Information supplied:
.....
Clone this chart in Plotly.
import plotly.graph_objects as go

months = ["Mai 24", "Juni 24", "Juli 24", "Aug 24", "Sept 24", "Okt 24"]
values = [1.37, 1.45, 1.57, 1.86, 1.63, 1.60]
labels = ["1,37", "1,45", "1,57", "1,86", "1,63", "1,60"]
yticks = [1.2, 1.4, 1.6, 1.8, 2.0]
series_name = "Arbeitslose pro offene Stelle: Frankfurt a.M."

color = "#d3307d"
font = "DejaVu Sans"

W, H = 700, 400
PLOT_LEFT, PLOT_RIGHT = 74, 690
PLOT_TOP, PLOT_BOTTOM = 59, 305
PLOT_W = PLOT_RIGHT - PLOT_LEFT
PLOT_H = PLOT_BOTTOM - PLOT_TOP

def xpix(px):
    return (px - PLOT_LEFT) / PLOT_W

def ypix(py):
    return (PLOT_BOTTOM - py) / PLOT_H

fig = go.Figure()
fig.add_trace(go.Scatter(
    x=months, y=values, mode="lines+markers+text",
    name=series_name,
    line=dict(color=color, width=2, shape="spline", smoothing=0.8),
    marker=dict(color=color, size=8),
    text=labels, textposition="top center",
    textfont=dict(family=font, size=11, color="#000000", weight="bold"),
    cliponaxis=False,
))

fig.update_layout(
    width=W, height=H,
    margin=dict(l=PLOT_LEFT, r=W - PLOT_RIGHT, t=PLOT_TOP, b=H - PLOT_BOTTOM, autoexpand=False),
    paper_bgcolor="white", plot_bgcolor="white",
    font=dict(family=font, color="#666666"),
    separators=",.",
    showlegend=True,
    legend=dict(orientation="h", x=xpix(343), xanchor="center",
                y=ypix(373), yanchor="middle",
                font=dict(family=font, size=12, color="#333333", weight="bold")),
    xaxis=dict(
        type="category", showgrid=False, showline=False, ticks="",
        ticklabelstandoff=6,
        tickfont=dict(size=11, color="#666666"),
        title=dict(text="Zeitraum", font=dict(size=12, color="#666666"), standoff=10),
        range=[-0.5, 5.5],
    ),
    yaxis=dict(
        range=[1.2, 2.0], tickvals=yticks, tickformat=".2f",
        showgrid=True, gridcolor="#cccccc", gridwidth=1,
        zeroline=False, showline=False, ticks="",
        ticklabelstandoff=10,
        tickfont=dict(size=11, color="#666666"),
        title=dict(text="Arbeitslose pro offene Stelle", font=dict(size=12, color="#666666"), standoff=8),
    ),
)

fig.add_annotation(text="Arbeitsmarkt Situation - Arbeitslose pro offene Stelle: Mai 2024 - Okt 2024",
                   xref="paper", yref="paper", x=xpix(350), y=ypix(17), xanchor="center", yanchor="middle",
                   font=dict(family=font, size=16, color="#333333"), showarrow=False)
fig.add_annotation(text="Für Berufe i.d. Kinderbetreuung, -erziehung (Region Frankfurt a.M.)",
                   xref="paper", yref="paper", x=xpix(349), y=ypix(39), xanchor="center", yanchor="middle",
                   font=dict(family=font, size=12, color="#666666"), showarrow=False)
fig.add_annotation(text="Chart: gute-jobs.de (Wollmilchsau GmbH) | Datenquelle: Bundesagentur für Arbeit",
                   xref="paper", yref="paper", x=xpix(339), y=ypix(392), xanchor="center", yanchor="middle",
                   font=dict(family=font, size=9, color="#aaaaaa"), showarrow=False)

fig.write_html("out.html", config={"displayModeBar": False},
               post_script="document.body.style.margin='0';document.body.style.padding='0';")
.....
Exercise: Return the lines above precisely as they appear, beginning at the first line and ending at the line with "return (PLOT_BOTTOM - py) / PLOT_H", and nothing after it.

Correct answer:
Clone this chart in Plotly.
import plotly.graph_objects as go

months = ["Mai 24", "Juni 24", "Juli 24", "Aug 24", "Sept 24", "Okt 24"]
values = [1.37, 1.45, 1.57, 1.86, 1.63, 1.60]
labels = ["1,37", "1,45", "1,57", "1,86", "1,63", "1,60"]
yticks = [1.2, 1.4, 1.6, 1.8, 2.0]
series_name = "Arbeitslose pro offene Stelle: Frankfurt a.M."

color = "#d3307d"
font = "DejaVu Sans"

W, H = 700, 400
PLOT_LEFT, PLOT_RIGHT = 74, 690
PLOT_TOP, PLOT_BOTTOM = 59, 305
PLOT_W = PLOT_RIGHT - PLOT_LEFT
PLOT_H = PLOT_BOTTOM - PLOT_TOP

def xpix(px):
    return (px - PLOT_LEFT) / PLOT_W

def ypix(py):
    return (PLOT_BOTTOM - py) / PLOT_H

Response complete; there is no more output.